--- begin Given material ---
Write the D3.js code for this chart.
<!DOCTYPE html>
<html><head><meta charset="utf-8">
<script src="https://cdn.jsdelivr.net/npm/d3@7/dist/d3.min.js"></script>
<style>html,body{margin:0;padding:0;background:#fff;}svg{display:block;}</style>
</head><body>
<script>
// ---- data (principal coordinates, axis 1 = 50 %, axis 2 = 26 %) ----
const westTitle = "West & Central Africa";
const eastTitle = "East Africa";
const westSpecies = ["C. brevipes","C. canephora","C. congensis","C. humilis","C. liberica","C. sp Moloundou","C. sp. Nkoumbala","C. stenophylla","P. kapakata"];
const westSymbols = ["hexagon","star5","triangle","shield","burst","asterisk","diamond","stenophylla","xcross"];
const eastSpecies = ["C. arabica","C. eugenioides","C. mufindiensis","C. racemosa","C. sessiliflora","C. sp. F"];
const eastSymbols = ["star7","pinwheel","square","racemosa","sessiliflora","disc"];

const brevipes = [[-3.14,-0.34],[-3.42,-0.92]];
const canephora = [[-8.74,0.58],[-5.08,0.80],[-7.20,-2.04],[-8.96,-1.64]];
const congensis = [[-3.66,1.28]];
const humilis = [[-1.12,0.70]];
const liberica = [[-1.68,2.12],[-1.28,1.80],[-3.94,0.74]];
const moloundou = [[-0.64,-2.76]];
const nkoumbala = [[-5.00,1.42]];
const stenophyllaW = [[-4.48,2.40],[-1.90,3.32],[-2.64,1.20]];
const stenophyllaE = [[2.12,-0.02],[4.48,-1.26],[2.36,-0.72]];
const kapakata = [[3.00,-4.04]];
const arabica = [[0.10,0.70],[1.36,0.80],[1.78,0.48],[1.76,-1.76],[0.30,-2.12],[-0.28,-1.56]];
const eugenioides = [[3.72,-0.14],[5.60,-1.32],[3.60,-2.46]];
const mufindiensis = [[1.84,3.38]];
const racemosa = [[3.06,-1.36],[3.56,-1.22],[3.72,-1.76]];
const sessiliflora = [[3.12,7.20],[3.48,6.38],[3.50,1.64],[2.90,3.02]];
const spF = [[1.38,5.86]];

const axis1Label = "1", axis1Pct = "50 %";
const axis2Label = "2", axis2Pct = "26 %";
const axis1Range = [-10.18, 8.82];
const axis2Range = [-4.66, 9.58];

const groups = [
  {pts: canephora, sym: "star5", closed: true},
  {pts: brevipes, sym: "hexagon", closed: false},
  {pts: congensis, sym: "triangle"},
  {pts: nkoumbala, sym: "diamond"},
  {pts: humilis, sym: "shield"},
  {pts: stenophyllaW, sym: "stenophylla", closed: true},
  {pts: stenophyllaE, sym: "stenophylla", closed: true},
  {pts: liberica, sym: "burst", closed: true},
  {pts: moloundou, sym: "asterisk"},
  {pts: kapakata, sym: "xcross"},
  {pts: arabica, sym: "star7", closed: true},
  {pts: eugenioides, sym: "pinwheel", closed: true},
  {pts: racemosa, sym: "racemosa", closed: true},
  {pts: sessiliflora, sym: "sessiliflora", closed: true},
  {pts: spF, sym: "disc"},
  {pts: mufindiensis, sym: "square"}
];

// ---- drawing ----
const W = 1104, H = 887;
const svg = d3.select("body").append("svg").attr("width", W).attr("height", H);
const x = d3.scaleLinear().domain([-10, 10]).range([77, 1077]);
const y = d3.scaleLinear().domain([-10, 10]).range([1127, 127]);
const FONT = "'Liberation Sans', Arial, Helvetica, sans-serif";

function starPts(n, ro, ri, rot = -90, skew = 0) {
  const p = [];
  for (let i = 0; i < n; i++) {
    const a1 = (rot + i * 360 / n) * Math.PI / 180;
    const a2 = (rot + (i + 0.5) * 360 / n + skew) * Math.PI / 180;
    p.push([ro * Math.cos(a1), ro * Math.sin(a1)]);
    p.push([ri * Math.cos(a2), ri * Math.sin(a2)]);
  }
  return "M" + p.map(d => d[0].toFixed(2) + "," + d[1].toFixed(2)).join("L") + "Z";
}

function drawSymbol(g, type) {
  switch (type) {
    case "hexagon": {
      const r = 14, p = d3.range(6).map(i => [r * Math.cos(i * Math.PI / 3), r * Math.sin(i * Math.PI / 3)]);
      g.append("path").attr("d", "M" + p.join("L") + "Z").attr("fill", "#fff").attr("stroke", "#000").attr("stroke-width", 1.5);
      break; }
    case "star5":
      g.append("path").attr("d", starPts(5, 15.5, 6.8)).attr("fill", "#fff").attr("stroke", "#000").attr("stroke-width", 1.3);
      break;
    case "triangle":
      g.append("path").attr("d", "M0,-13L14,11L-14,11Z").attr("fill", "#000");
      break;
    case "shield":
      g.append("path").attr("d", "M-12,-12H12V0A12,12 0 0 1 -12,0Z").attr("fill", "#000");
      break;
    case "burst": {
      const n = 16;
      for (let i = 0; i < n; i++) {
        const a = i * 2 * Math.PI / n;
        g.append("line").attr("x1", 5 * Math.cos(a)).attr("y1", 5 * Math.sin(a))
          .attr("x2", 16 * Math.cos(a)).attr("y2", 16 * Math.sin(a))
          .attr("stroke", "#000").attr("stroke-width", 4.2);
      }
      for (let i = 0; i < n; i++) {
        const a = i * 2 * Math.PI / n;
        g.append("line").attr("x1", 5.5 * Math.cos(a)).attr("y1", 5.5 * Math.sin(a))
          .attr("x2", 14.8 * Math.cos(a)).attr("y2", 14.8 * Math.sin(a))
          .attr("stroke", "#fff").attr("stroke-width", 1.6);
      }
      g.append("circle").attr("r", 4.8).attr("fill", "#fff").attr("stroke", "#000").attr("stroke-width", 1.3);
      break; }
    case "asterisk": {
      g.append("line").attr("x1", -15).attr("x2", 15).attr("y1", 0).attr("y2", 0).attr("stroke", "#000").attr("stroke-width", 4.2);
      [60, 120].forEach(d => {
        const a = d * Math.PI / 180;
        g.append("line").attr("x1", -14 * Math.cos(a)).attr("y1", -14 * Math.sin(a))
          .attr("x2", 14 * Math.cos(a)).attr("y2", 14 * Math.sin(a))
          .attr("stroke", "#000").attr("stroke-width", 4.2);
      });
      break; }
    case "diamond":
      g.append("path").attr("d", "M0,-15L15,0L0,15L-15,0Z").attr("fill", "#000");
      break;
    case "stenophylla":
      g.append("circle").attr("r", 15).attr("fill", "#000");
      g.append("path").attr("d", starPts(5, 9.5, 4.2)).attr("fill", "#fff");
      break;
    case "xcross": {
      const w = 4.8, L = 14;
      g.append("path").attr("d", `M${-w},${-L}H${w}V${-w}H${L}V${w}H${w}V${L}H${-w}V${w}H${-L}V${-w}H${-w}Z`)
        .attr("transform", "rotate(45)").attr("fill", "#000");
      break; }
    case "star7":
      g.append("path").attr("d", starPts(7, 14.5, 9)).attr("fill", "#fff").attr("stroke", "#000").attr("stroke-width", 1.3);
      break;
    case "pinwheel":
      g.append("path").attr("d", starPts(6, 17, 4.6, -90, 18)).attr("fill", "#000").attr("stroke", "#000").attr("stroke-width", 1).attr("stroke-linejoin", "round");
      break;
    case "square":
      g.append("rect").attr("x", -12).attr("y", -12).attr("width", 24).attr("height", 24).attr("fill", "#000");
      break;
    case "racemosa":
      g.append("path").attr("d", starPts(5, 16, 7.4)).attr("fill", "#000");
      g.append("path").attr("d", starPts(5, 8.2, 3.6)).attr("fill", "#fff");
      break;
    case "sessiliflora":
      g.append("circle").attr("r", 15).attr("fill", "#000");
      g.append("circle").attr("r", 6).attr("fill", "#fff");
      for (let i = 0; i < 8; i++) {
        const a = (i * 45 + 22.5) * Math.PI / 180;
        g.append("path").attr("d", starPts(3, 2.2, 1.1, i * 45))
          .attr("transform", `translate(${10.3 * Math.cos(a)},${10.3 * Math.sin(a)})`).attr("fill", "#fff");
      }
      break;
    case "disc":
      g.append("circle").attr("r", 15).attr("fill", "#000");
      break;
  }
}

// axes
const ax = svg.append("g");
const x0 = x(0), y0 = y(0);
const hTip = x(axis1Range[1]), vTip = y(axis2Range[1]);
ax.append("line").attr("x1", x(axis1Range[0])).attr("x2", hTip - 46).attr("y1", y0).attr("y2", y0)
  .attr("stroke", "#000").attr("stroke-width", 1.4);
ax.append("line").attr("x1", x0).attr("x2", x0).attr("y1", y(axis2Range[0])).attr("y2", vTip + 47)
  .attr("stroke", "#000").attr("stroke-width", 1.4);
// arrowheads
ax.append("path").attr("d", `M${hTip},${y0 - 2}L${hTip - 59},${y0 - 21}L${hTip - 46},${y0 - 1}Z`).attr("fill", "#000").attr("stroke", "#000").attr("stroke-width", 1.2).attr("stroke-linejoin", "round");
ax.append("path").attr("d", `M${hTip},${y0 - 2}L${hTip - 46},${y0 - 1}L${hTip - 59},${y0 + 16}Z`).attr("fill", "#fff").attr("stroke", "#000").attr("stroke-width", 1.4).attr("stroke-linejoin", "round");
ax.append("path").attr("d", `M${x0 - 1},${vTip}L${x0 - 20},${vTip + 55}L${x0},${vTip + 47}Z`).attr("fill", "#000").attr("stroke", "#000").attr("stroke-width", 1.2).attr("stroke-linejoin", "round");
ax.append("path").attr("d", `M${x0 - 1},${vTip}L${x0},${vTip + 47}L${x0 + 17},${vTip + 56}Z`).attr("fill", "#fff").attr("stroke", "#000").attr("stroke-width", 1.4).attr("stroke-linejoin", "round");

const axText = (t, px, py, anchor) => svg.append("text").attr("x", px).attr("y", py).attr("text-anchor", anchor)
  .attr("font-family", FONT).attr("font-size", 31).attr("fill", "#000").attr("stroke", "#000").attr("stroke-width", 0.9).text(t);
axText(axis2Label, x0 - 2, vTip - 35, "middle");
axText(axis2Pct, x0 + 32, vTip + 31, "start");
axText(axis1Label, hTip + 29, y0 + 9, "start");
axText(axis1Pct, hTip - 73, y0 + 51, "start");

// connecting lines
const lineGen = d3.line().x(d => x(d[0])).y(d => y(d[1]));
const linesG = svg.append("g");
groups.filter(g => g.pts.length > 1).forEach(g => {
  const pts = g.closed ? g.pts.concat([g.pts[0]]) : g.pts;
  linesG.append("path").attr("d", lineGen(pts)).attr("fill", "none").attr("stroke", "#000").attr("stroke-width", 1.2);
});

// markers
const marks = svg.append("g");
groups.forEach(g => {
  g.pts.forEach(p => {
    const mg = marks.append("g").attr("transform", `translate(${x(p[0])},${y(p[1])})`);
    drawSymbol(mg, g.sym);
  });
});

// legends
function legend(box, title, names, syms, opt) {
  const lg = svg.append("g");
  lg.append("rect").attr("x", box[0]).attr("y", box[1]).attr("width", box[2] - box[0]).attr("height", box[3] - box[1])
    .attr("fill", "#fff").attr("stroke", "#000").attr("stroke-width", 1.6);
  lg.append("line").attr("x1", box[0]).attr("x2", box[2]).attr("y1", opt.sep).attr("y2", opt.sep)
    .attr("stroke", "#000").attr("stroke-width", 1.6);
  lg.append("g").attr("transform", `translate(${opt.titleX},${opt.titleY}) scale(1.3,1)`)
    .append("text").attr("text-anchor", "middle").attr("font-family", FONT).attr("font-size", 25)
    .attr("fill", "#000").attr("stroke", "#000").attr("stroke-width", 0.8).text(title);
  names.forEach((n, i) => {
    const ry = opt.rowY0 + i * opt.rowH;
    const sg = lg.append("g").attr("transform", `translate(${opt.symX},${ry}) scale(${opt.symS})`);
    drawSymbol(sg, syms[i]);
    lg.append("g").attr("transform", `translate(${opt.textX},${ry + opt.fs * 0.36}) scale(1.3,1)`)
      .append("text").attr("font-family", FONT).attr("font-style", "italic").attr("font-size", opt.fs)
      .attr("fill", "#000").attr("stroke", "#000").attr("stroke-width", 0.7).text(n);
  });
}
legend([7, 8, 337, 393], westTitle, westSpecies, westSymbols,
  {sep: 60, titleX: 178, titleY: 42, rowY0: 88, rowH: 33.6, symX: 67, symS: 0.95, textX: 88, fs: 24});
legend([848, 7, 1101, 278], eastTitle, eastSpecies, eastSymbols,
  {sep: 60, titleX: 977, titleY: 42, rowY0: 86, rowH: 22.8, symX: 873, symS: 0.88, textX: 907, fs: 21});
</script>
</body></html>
--- end Given material ---
### [Task instructions]
Quote exactly the lines running from the start of the listing above through the line where "const axis2Range = [-4.66, 9.58];" is found, and output no other lines.

### [Final result]
Write the D3.js code for this chart.
<!DOCTYPE html>
<html><head><meta charset="utf-8">
<script src="https://cdn.jsdelivr.net/npm/d3@7/dist/d3.min.js"></script>
<style>html,body{margin:0;padding:0;background:#fff;}svg{display:block;}</style>
</head><body>
<script>
// ---- data (principal coordinates, axis 1 = 50 %, axis 2 = 26 %) ----
const westTitle = "West & Central Africa";
const eastTitle = "East Africa";
const westSpecies = ["C. brevipes","C. canephora","C. congensis","C. humilis","C. liberica","C. sp Moloundou","C. sp. Nkoumbala","C. stenophylla","P. kapakata"];
const westSymbols = ["hexagon","star5","triangle","shield","burst","asterisk","diamond","stenophylla","xcross"];
const eastSpecies = ["C. arabica","C. eugenioides","C. mufindiensis","C. racemosa","C. sessiliflora","C. sp. F"];
const eastSymbols = ["star7","pinwheel","square","racemosa","sessiliflora","disc"];

const brevipes = [[-3.14,-0.34],[-3.42,-0.92]];
const canephora = [[-8.74,0.58],[-5.08,0.80],[-7.20,-2.04],[-8.96,-1.64]];
const congensis = [[-3.66,1.28]];
const humilis = [[-1.12,0.70]];
const liberica = [[-1.68,2.12],[-1.28,1.80],[-3.94,0.74]];
const moloundou = [[-0.64,-2.76]];
const nkoumbala = [[-5.00,1.42]];
const stenophyllaW = [[-4.48,2.40],[-1.90,3.32],[-2.64,1.20]];
const stenophyllaE = [[2.12,-0.02],[4.48,-1.26],[2.36,-0.72]];
const kapakata = [[3.00,-4.04]];
const arabica = [[0.10,0.70],[1.36,0.80],[1.78,0.48],[1.76,-1.76],[0.30,-2.12],[-0.28,-1.56]];
const eugenioides = [[3.72,-0.14],[5.60,-1.32],[3.60,-2.46]];
const mufindiensis = [[1.84,3.38]];
const racemosa = [[3.06,-1.36],[3.56,-1.22],[3.72,-1.76]];
const sessiliflora = [[3.12,7.20],[3.48,6.38],[3.50,1.64],[2.90,3.02]];
const spF = [[1.38,5.86]];

const axis1Label = "1", axis1Pct = "50 %";
const axis2Label = "2", axis2Pct = "26 %";
const axis1Range = [-10.18, 8.82];
const axis2Range = [-4.66, 9.58];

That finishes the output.